Mosman Voices - oral histories online

Nancy Phelan

Interviewed by [talk at Mosman Library] on 28 June 1990
Subject: ,

That was one of the frightening things in my childhood, but of course Parriwi Road itself was a rather perilous place because every time it rained we used to have a landslide and if the road used to fall down there were some beaches down below, I imagine you all know the part I’m talking about, between Cyprian Street and the Spit there were all these little beaches, which were very hard to get to and if you got onto them and didn’t get off in time the tide often used to come up and you couldn’t get away.

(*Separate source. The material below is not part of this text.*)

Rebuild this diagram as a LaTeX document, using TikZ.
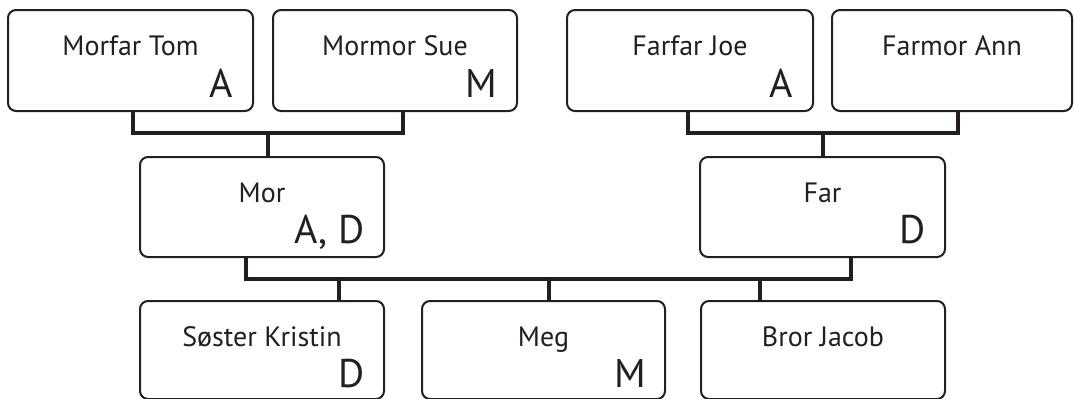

I remember there was a girl who used to take us out on afternoons when we were kids and she took us down to one of these beaches once, of course my mother would have had a fit because the tide came up and the only way we could get out was to climb up Parriwi Road and there’s this total landslide going on, boulders were falling down. Anyway, it finally got so bad that they had to make another road, which is what we called Upper Spit Road, which of course is now called the Spit Road, and that was made as an alternative traffic route going down to the Spit.

The Spit was just exactly that, a spit, it was nothing, it was just a long spit of sand. The tramline went along to the end and there was a beach on each side. The tram went to the end, and there were little boatsheds, and there were dicky wooden buildings – I think there was a boarding house there.